Combining the practicality of modern repairs with the eye of an artist, Durable Restoration’s stone masons preserve the aesthetic appeal of our nation’s historic buildings.

“The trick to a good stone repair is identifying the features of the stone and how light plays off it,” said Jason Lee, Durable’s expert in stone masonry. “I’m basically measuring in three dimensions and carving off the right amount to get the desired result.”

Durable Restoration’s expertise extends to a variety of stone repairs and sculpting such as Dutchman stone repair, which replaces the damaged section of stone with matching stone (as close to the original as possible). Another option is using a flexible two-part adhesive to reattach the broken piece to the stone structure. A third option is stone patching with more refined materials like Cathedral Products or Edison Coatings.

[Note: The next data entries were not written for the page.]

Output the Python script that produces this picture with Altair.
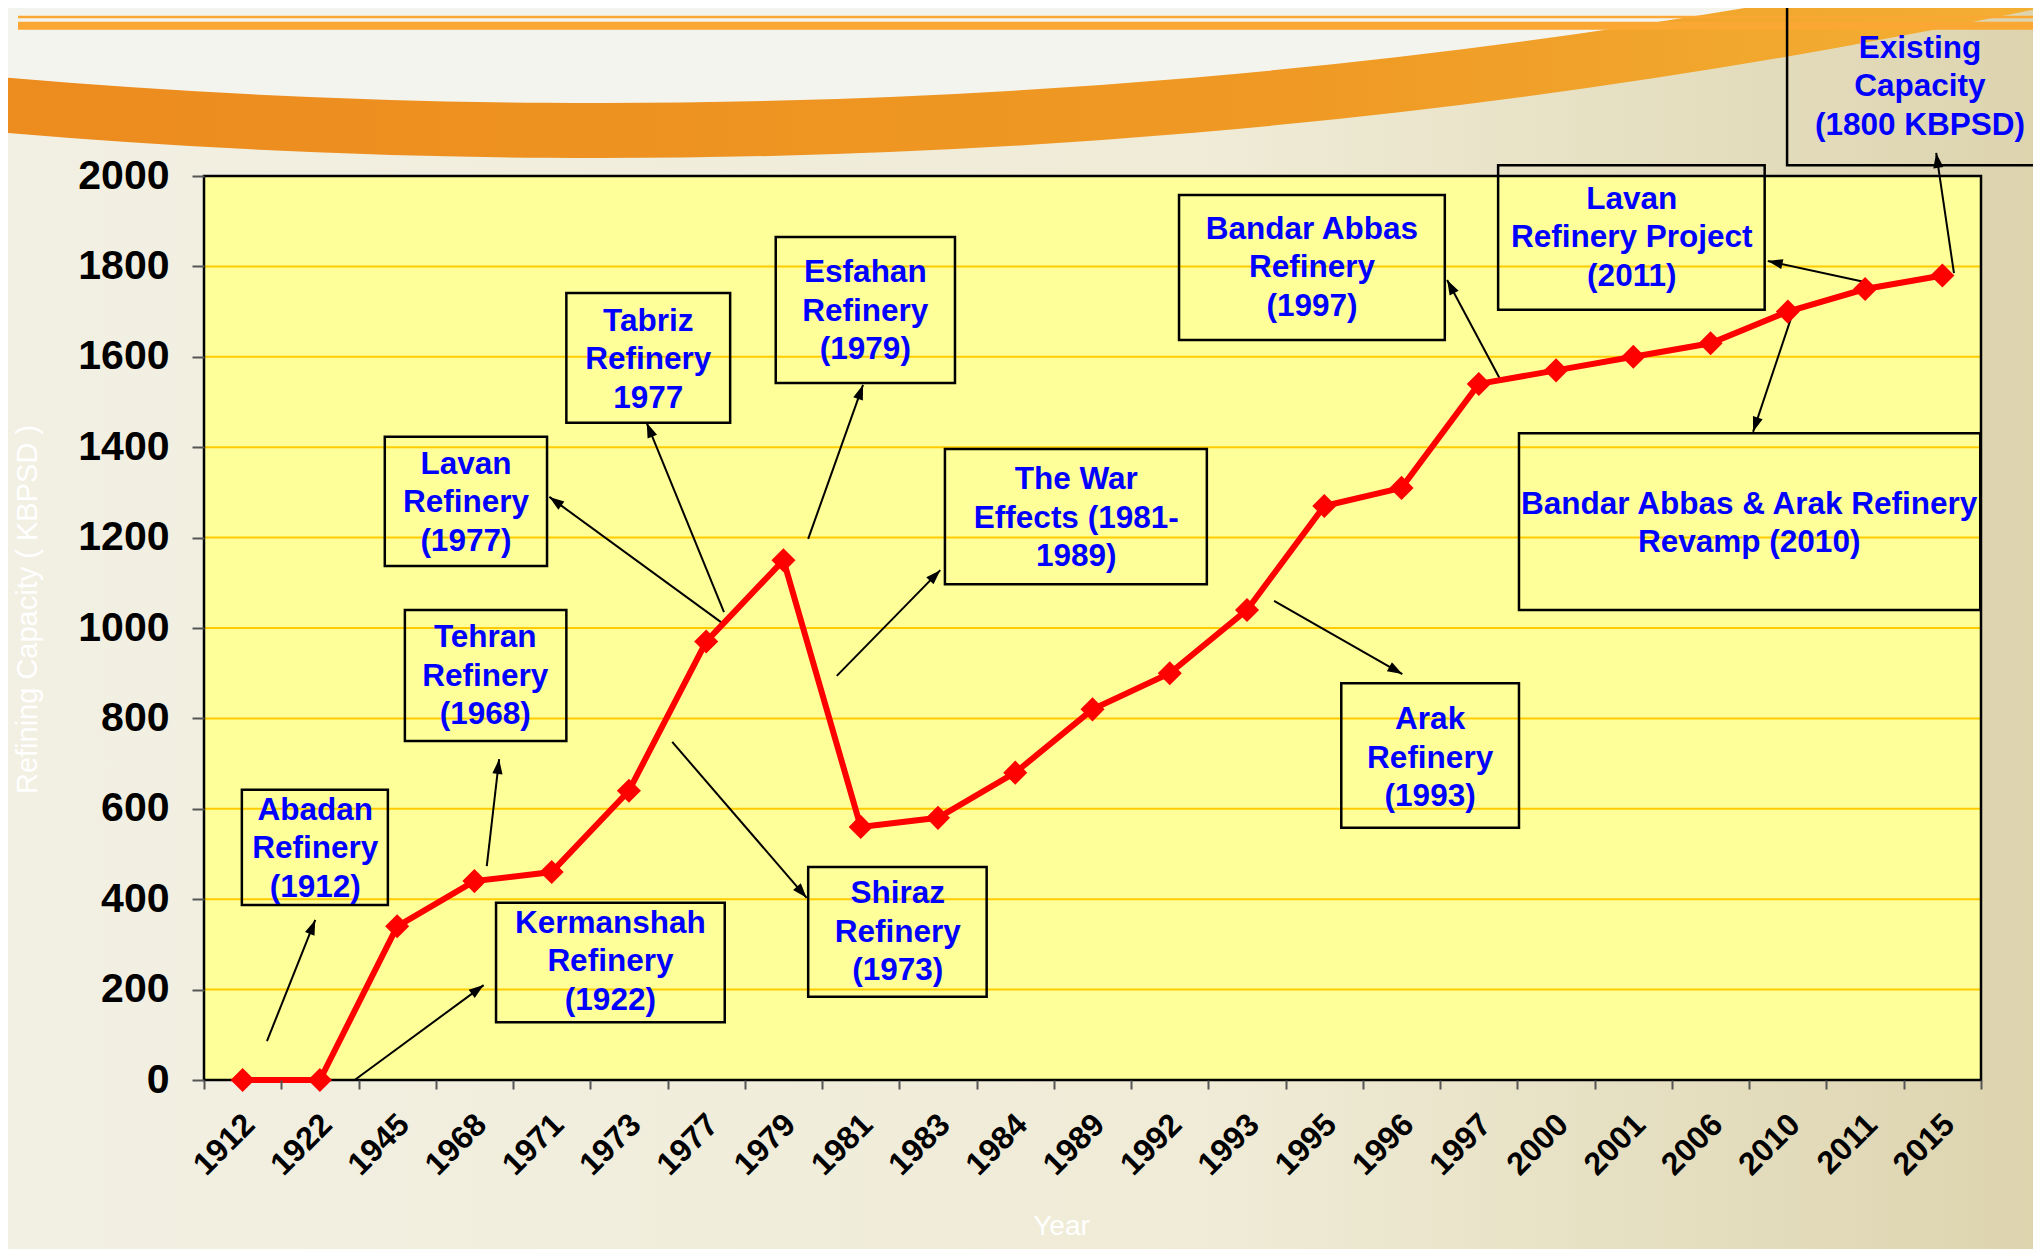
import math
import altair as alt
import pandas as pd

# ---------------- data ----------------
years = ["1912", "1922", "1945", "1968", "1971", "1973", "1977", "1979", "1981", "1983",
         "1984", "1989", "1992", "1993", "1995", "1996", "1997", "2000", "2001", "2006",
         "2010", "2011", "2015"]
capacity = [0, 0, 340, 440, 460, 640, 970, 1150, 560, 580,
            680, 820, 900, 1040, 1270, 1310, 1540, 1570, 1600, 1630,
            1700, 1750, 1780]
y_ticks = [0, 200, 400, 600, 800, 1000, 1200, 1400, 1600, 1800, 2000]
grid_values = [200, 400, 600, 800, 1000, 1200, 1400, 1600, 1800]

box_text = ["Abadan\nRefinery\n(1912)", "Kermanshah\nRefinery\n(1922)", "Tehran\nRefinery\n(1968)",
            "Lavan\nRefinery\n(1977)", "Tabriz\nRefinery\n1977", "Esfahan\nRefinery\n(1979)",
            "The War\nEffects (1981-\n1989)", "Shiraz\nRefinery\n(1973)", "Arak\nRefinery\n(1993)",
            "Bandar Abbas\nRefinery\n(1997)", "Lavan\nRefinery Project\n(2011)",
            "Bandar Abbas & Arak Refinery\nRevamp (2010)", "Existing\nCapacity\n(1800 KBPSD)"]
# box extents in (category index, KBPSD) units
box_x1 = [-0.01, 3.28, 2.10, 1.84, 4.19, 6.90, 9.09, 7.32, 14.22, 12.12, 16.25, 16.52, 19.99]
box_x2 = [1.88, 6.24, 4.19, 3.94, 6.31, 9.22, 12.48, 9.63, 16.52, 15.56, 19.70, 22.49, 23.40]
box_y1 = [387, 128, 750, 1137, 1454, 1542, 1097, 184, 558, 1637, 1704, 1040, 2024]
box_y2 = [642, 392, 1040, 1423, 1741, 1865, 1396, 471, 878, 1958, 2024, 1431, 2376]
# position of the first text line of each box
text_x = [0.94, 4.76, 3.14, 2.89, 5.25, 8.06, 10.79, 8.48, 15.37, 13.84, 17.98, 19.50, 21.71]
text_y = [595, 345, 977, 1361, 1677, 1785, 1327, 411, 796, 1881, 1947, 1272, 2281]

arrow_x1 = [0.315, 1.45, 3.16, 6.24, 6.23, 7.32, 7.69, 5.56, 13.35, 16.29, 21.01, 20.05, 22.15]
arrow_y1 = [86, 0, 473, 1007, 1035, 1197, 894, 748, 1060, 1546, 1765, 1690, 1785]
arrow_x2 = [0.94, 3.12, 3.32, 3.97, 5.23, 8.03, 9.03, 7.30, 15.01, 15.59, 19.74, 19.55, 21.92]
arrow_y2 = [354, 210, 710, 1290, 1454, 1538, 1128, 403, 898, 1770, 1812, 1434, 2051]

# ---------------- layout ----------------
PLOT_W, PLOT_H = 1777, 904
N = len(years)
X_DOMAIN = [-0.5, N - 0.5]
Y_DOMAIN = [0, 2000]

xs = alt.Scale(domain=X_DOMAIN, nice=False, zero=False)
ys = alt.Scale(domain=Y_DOMAIN, nice=False, zero=False)

label_js = "[" + ",".join("'%s'" % y for y in years) + "]"
x_axis = alt.Axis(
    values=[i - 0.5 for i in range(N + 1)],
    labelExpr=label_js + "[round(datum.value + 0.5)] || ''",
    labelAngle=315, labelAlign="right", labelBaseline="middle",
    labelOffset=45, labelPadding=30, labelOverlap=False, labelBound=False, labelFlush=False,
    labelFont="Liberation Sans", labelFontSize=32, labelFontWeight="bold", labelColor="black",
    tickSize=9, tickWidth=2, tickColor="#555555", domain=False, grid=False, zindex=2,
    title="Year", titleColor="white", titleFont="Liberation Sans", titleFontSize=28,
    titleFontWeight="normal", titleX=857, titleY=146, titleAlign="center", titleBaseline="middle",
)
y_axis = alt.Axis(
    values=y_ticks, format="d", labelFont="Liberation Sans", labelFontSize=41, labelFontWeight="bold",
    labelColor="black", labelPadding=23, tickSize=12, tickWidth=2, tickColor="#555555",
    domain=False, grid=False, zindex=2,
    title="Refining Capacity ( KBPSD )", titleColor="white", titleFont="Liberation Sans",
    titleFontSize=29, titleFontWeight="normal", titleAngle=270, titleX=-177, titleY=433,
    titleAlign="center", titleBaseline="middle",
)

series = pd.DataFrame({"idx": list(range(N)), "year": years, "cap": capacity})
boxes = pd.DataFrame({"x1": box_x1, "x2": box_x2, "y1": box_y1, "y2": box_y2,
                      "tx": text_x, "ty": text_y, "label": box_text})

angles = []
for ax1, ay1, ax2, ay2 in zip(arrow_x1, arrow_y1, arrow_x2, arrow_y2):
    dx = (ax2 - ax1) * PLOT_W / N
    dy = -(ay2 - ay1) * PLOT_H / (Y_DOMAIN[1] - Y_DOMAIN[0])
    angles.append(math.degrees(math.atan2(dx, -dy)) % 360)
arrows = pd.DataFrame({"x1": arrow_x1, "y1": arrow_y1, "x2": arrow_x2, "y2": arrow_y2, "ang": angles})
frame = pd.DataFrame({"x1": [X_DOMAIN[0]], "x2": [X_DOMAIN[1]], "y1": [Y_DOMAIN[0]], "y2": [Y_DOMAIN[1]]})
grid = pd.DataFrame({"g": grid_values, "x1": [X_DOMAIN[0]] * len(grid_values),
                     "x2": [X_DOMAIN[1]] * len(grid_values)})
one = pd.DataFrame({"k": [0]})


def X(field):
    return alt.X(field, scale=xs, axis=x_axis)


def Y(field):
    return alt.Y(field, scale=ys, axis=y_axis)


# ---------------- decoration (slide background) ----------------
page = alt.Chart(one).mark_rect(
    color=alt.LinearGradient(
        gradient="linear", x1=0, x2=1, y1=0, y2=0,
        stops=[alt.GradientStop(color="#F2F0E3", offset=0),
               alt.GradientStop(color="#EFEBD6", offset=0.6),
               alt.GradientStop(color="#DDD4AE", offset=1)],
    )
).encode(x=alt.value(-200), x2=alt.value(1835), y=alt.value(-170), y2=alt.value(1080))

pale = alt.Chart(one).mark_arc(
    radius=6947, radius2=0, theta=math.pi - 0.5, theta2=math.pi + 0.5, color="#F4F4EF"
).encode(x=alt.value(396), y=alt.value(-7018))

swoosh = alt.Chart(one).mark_arc(
    radius=7000, radius2=6945, theta=math.pi - 0.27, theta2=math.pi + 0.1,
    color=alt.LinearGradient(
        gradient="linear", x1=0, x2=1, y1=0, y2=0,
        stops=[alt.GradientStop(color="#EC8A1E", offset=0),
               alt.GradientStop(color="#EF9A24", offset=0.55),
               alt.GradientStop(color="#F6BC3C", offset=1)],
    ),
).encode(x=alt.value(396), y=alt.value(-7018))

line_thin = alt.Chart(one).mark_rule(color="#FBA733", strokeWidth=2.7).encode(
    x=alt.value(-186), x2=alt.value(1830), y=alt.value(-159))
line_thick = alt.Chart(one).mark_rule(color="#FBA733", strokeWidth=8).encode(
    x=alt.value(-186), x2=alt.value(1830), y=alt.value(-150.3))

# ---------------- chart layers ----------------
plot_fill = alt.Chart(frame).mark_rect(color="#FFFF99").encode(
    x=X("x1:Q"), x2="x2:Q", y=Y("y1:Q"), y2="y2:Q")

grid_lines = alt.Chart(grid).mark_rule(color="#FFCC00", strokeWidth=2).encode(
    x=X("x1:Q"), x2="x2:Q", y=Y("g:Q"))

border = alt.Chart(frame).mark_rect(fillOpacity=0, stroke="black", strokeWidth=2.5).encode(
    x=X("x1:Q"), x2="x2:Q", y=Y("y1:Q"), y2="y2:Q")

box_rects = alt.Chart(boxes).mark_rect(fillOpacity=0, stroke="black", strokeWidth=2.5).encode(
    x=X("x1:Q"), x2="x2:Q", y=Y("y1:Q"), y2="y2:Q")

arrow_lines = alt.Chart(arrows).mark_rule(color="black", strokeWidth=2).encode(
    x=X("x1:Q"), x2="x2:Q", y=Y("y1:Q"), y2="y2:Q")
arrow_heads = alt.Chart(arrows).mark_point(
    shape="M0,0L0.6,1.75L-0.6,1.75Z", filled=True, size=289, color="black", opacity=1
).encode(x=X("x2:Q"), y=Y("y2:Q"), angle=alt.Angle("ang:Q", scale=None))

red_line = alt.Chart(series).mark_line(color="#FF0000", strokeWidth=6).encode(
    x=X("idx:Q"), y=Y("cap:Q"))
diamonds = alt.Chart(series).mark_point(
    shape="diamond", filled=True, size=580, color="#FF0000", opacity=1
).encode(x=X("idx:Q"), y=Y("cap:Q"))

labels = alt.Chart(boxes).mark_text(
    font="Liberation Sans", fontSize=31.5, fontWeight="bold", color="#0000FF",
    lineBreak="\n", lineHeight=38.4, align="center", baseline="middle",
).encode(x=X("tx:Q"), y=Y("ty:Q"), text="label:N")

chart = alt.layer(
    page, pale, swoosh, line_thin, line_thick, plot_fill, grid_lines, border,
    box_rects, arrow_lines, arrow_heads, red_line, diamonds, labels,
).properties(
    width=PLOT_W, height=PLOT_H,
    padding={"left": 196, "top": 168, "right": 52, "bottom": 169},
    autosize=alt.AutoSizeParams(type="none"),
    background="#F0EDDA",
).configure_view(stroke="transparent")

chart.save("out.html", embed_options={"renderer": "svg", "actions": False})
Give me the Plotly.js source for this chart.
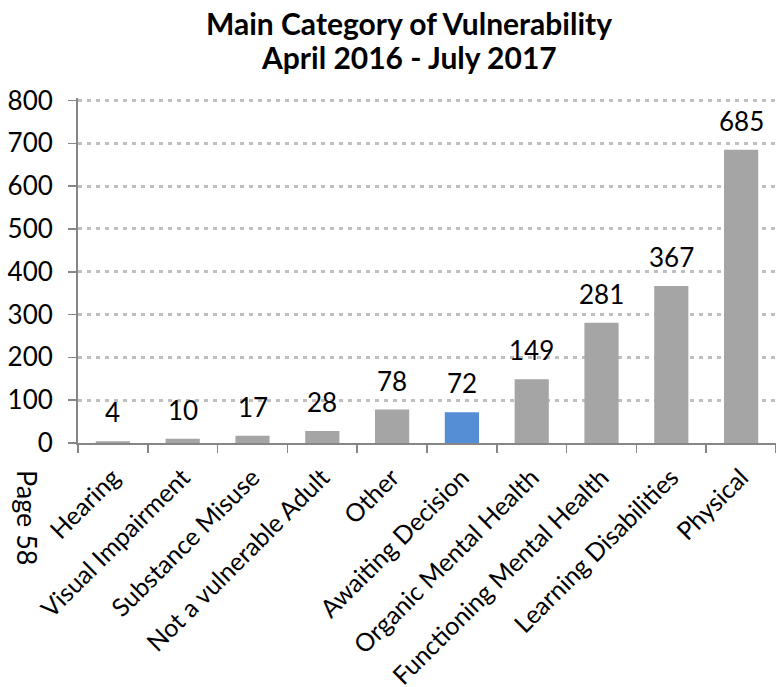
<!DOCTYPE html>
<html>
<head>
<meta charset="utf-8">
<script src="https://cdn.plot.ly/plotly-3.0.1.min.js"></script>
<style>
html,body{margin:0;padding:0;background:#fff;}
#chart{width:776px;height:687px;}
</style>
</head>
<body>
<div id="chart"></div>
<script>
const categories = ["Hearing","Visual Impairment","Substance Misuse","Not a vulnerable Adult","Other","Awaiting Decision","Organic Mental Health","Functioning Mental Health","Learning Disabilities","Physical"];
const values = [4, 10, 17, 28, 78, 72, 149, 281, 367, 685];
const highlight = "Awaiting Decision";
const yTicks = [0,100,200,300,400,500,600,700,800];
const titleLines = ["Main Category of Vulnerability","April 2016 - July 2017"];
const pageLabel = "Page 58";

const FONT = "Lato, Calibri, sans-serif";
const colors = categories.map(c => c === highlight ? "#558ED5" : "#A5A5A5");

const trace = {
  type: "bar",
  x: categories,
  y: values,
  marker: {color: colors, line: {width: 0}},
  hoverinfo: "none"
};

const valueLabels = categories.map((c, i) => ({
  x: c, y: values[i], xref: "x", yref: "y",
  text: String(values[i]),
  showarrow: false, xanchor: "center", yanchor: "bottom",
  yshift: 11,
  font: {family: FONT, size: 26, color: "#000"}
}));

const PH = 345; // plot height in px
const py = p => (443 - p) / PH; // pixel row -> paper y

const titleAnn = titleLines.map((t, i) => ({
  text: "<b>" + t + "</b>",
  xref: "paper", yref: "paper",
  x: (409 - 78) / 698, y: py(23 + i * 34),
  xanchor: "center", yanchor: "middle",
  showarrow: false,
  font: {family: FONT, size: 30, color: "#000"}
}));

const layout = {
  width: 776, height: 687,
  margin: {l: 78, r: 0, t: 98, b: 244},
  paper_bgcolor: "#fff", plot_bgcolor: "#fff",
  bargap: 0.51,
  showlegend: false,
  xaxis: {
    type: "category",
    tickangle: -45,
    tickfont: {family: FONT, size: 25, color: "#000"},
    ticklabelstandoff: 8,
    showline: true, linecolor: "#868686", linewidth: 2,
    ticks: "outside", ticklen: 8, tickwidth: 1.5, tickcolor: "#868686",
    tickson: "boundaries",
    showgrid: false, zeroline: false,
    automargin: false
  },
  yaxis: {
    range: [0, 806],
    tickvals: yTicks,
    ticktext: yTicks.map(String),
    tickfont: {family: FONT, size: 26, color: "#000"},
    ticklabelstandoff: 10,
    showline: true, linecolor: "#868686", linewidth: 2,
    ticks: "outside", ticklen: 8, tickwidth: 1.5, tickcolor: "#868686",
    showgrid: true, gridcolor: "#BFBFBF", gridwidth: 3, griddash: "4px,5px",
    zeroline: false,
    automargin: false
  },
  annotations: valueLabels.concat(titleAnn, [{
    text: pageLabel,
    xref: "paper", yref: "paper",
    x: (28 - 78) / 698, y: py(518),
    xanchor: "center", yanchor: "middle",
    textangle: 90,
    showarrow: false,
    font: {family: FONT, size: 27, color: "#000"}
  }])
};

Plotly.newPlot("chart", [trace], layout, {displayModeBar: false, staticPlot: true});
</script>
</body>
</html>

“I’m essentially copying what someone did hundreds of years ago and that can change from stone to stone,” said Lee, who has 21 years of experience in historic masonry. “We always make slight adjustments to match the original.”

In addition to repair techniques, Durable Restoration has worked on a variety of stone material such as limestone, sandstone, brownstone, marble, granite, architectural concrete, ceramic tile and terra cotta.

While skill and experience with stone is important, Lee said it’s just as important to do the proper research. If masons do not follow the historical guidelines, the repairs can often do more damage to the original structure.

“I’m obsessed with doing it right, which is why 70% of my job is research,” said Lee, who attended the Columbus College of Art & Design. “It’s a mix of doing your homework and applying that in the field.”

Examples of Durable Restoration projects include All Saints Episcopal Church in Frederick, Maryland, and the Newnan/Hubbard Street Bridge in Jacksonville, Florida. The bridge project won the Best Bridge Category from the Florida Transportation Builders Association and placed 6th nationwide in Roads and Bridges Magazine.

For the Tampa Theatre in Tampa, Florida, stone masons casted, molded and carved various sections of terra cotta to repair a ledge and column. For a soldier’s monument in Circleville, Ohio, stone masons carved sandstone medallions to match the historical version, using a photo illustration.

“These buildings have lasted for generations,” Lee said. “My work should add life to that building. If it can’t last another 50 years, you’re not doing it right.”

Jason Lee has more than 21 years of experience in masonry, which includes 11 years with Durable Restoration. Before joining Durable, Jason ran his own masonry business and attended the Columbus College of Art & Design.